The following EU technical in ads transparency report documents the use of Facebook Graph API and how was used for analysing general elections ads https://adtransparency.mozilla.org/eu/methods/

Approach:

The following auditing of ads will access all the ads tagged as POLITICAL_AND_ISSUE_ADS given that is the only option. In the following analysis, we perform a query on Hypotheek related topics getting a number of ads, however, we won't get the Hypotheek related ads that are not tagged as POLITICAL_AND_ISSUE_ADS and we will never know how many are we missing (only Facebook knows).

2. Accessing the Facebook API as Developer¶


The Facebook Graph API is the primary way for apps to read and write to the Facebook social graph. The official documentation is found in APIs and SDKs docs here. The Graph API has many uses, from creating and publish a game to analyze friends networks, naturally contains the Ads that Facebook publishes but only a limited amount of those, only limited to social issues and politics. In order to access and use the API, you need to gain access to the Facebook Ads Library API at https://www.facebook.com/ID and confirm your identity for running (or analysing) Ads About Social Issues, Elections or Politics, which involves receiving a letter with a code at your official account and sending picture identification to Facebook. Basically one has to be registered as an official Facebook developer, and this permission can actually take from one day to weeks.

The Facebook API has also a nice user interface (for developers) called the Graph API Explorer, which allows the developer or analyst to quickly generate access tokens, get code samples of the queries to run, or generate debug information to include in support requests. Here more info.

Requirements

  1. Register as a developer at developers.facebook.com
  2. Go to Graph API explorer and create an app
  3. Having a new app ID. Create a Token for the new app in the UI
  4. Define the Graph API Node to use: ads_archive

An example query that can be retrieved from the Graph API Explorer is the following

        ads_archive?access_token=[TOKEN]
        &ad_type=POLITICAL_AND_ISSUE_ADS
        &ad_active_status=ALL
        &fields=ad_creation_time%2Cad_creative_body2Cpage_name%2Cdemographic_distribution
        &limit=100
        &ad_reached_countries=NL
        &search_terms=.

There are of course a number of clients that can perform API calls, in the following pilot data analysis we are using a Python implementation

Interface example:

3. Auditing Facebok Ads¶


The following section is divided into Data Collection and Descriptive Statistics in order to understand better the data, finally, we are going to briefly discuss the insights.

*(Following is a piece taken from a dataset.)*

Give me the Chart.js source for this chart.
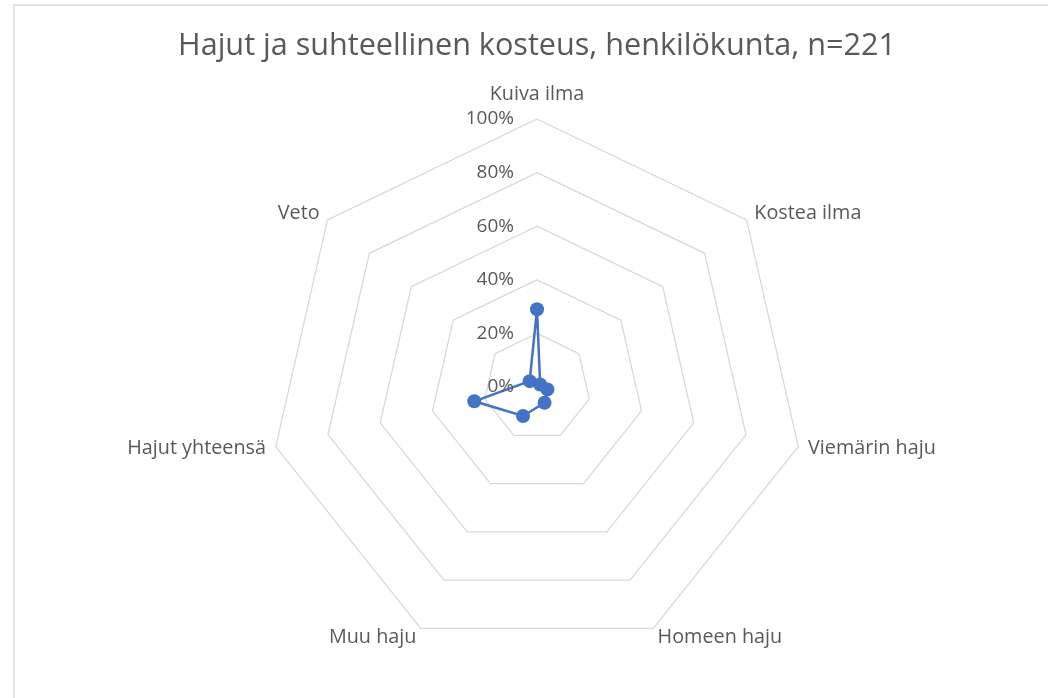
<!DOCTYPE html>
<html>
<head>
<meta charset="utf-8">
<script src="https://cdn.jsdelivr.net/npm/chart.js@4"></script>
<style>
  html, body { margin: 0; padding: 0; background: #fff; overflow: hidden; }
  #wrap { position: absolute; left: 0; top: 0; width: 1048px; height: 698px; }
  #frame { position: absolute; left: 13px; top: 4px; width: 1100px; height: 800px; border: 2px solid #e2e2e2; box-sizing: border-box; }
</style>
</head>
<body>
<div id="wrap">
  <div id="frame"></div>
  <canvas id="canvas" width="1048" height="698"></canvas>
</div>
<script>
// categories and values (%)
var categories = ['Kuiva ilma', 'Kostea ilma', 'Viemärin haju', 'Homeen haju', 'Muu haju', 'Hajut yhteensä', 'Veto'];
var values = [29, 1.5, 4, 6.5, 12, 24, 3.5];
var tickValues = [0, 20, 40, 60, 80, 100];
var titleText = 'Hajut ja suhteellinen kosteus, henkilökunta, n=221';

var textColor = '#595959';
var fontName = '"Open Sans"';

// title, axis labels and the % ticks in Excel style (ticks beside the axis)
var excelLabels = {
  id: 'excelLabels',
  afterDraw: function (chart) {
    var scale = chart.scales.r;
    var c = chart.ctx;
    c.save();
    c.fillStyle = textColor;

    // title (drawn here so it is not squeezed into the padded box)
    c.font = '30.6px ' + fontName;
    c.textAlign = 'center';
    c.textBaseline = 'middle';
    c.fillText(titleText, scale.xCenter, 46);

    // tick labels, to the left of the vertical axis
    c.font = '19px ' + fontName;
    c.textAlign = 'right';
    c.textBaseline = 'middle';
    tickValues.forEach(function (v) {
      var d = scale.getDistanceFromCenterForValue(v);
      c.fillText(v + '%', scale.xCenter - 23, scale.yCenter - d);
    });

    // category labels
    c.font = '19.8px ' + fontName;
    var r = scale.drawingArea;
    categories.forEach(function (lab, i) {
      var p = scale.getPointPosition(i, r + 10);
      var dx = p.x - scale.xCenter;
      if (Math.abs(dx) < 2) {
        c.textAlign = 'center';
        c.textBaseline = 'bottom';
        c.fillText(lab, p.x, p.y - 5);
      } else {
        c.textAlign = dx > 0 ? 'left' : 'right';
        c.textBaseline = 'middle';
        c.fillText(lab, p.x, p.y);
      }
    });
    c.restore();
  }
};

new Chart(document.getElementById('canvas'), {
  type: 'radar',
  data: {
    labels: categories,
    datasets: [
      {
        label: 'Henkilökunta',
        data: values,
        borderColor: '#4472C4',
        backgroundColor: '#4472C4',
        borderWidth: 2.5,
        pointRadius: 7,
        pointBorderWidth: 0,
        pointBackgroundColor: '#4472C4',
        fill: false,
      },
    ],
  },
  options: {
    responsive: false,
    animation: false,
    layout: {
      padding: { left: 269, right: 243, top: 119, bottom: 43 },
    },
    plugins: {
      legend: { display: false },
      tooltip: { enabled: false },
      title: { display: false },
    },
    scales: {
      r: {
        min: 0,
        max: 100,
        ticks: { display: false, stepSize: 20 },
        pointLabels: { display: false },
        angleLines: { display: false },
        grid: { color: '#d9d9d9', lineWidth: 1.3 },
      },
    },
  },
  plugins: [excelLabels],
});
</script>
</body>
</html>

Auditing Facebok Ads - Data Collection¶


Max Woolf's facebook-ad-library-scraper it's the best out-the-box solution (as of mid 2021) to to retrive ads data from a Python client, since it requires minimal dependencies.

Usage¶

  • Configure the script via config.yaml. Go to https://developers.facebook.com/tools/explorer/ to get a User Access Token, and fill it in with your token (it normally expires after a few hours but you can extend it to a 2-month token via the Access Token Debugger). Change other parameters as necessary.
  • Generate a token clicking the button "Generate Access Token" and copy it, then paste t in the TOKEN.txt file in the root of this folder
  • Install the requirements by running the following: !pip3 install requests tqdm plotly
  • Run the scraper script:

!python fb_ad_lib_scraper.py

  • Outputs: This script outputs three CSV files in an ideal format to be analyzed.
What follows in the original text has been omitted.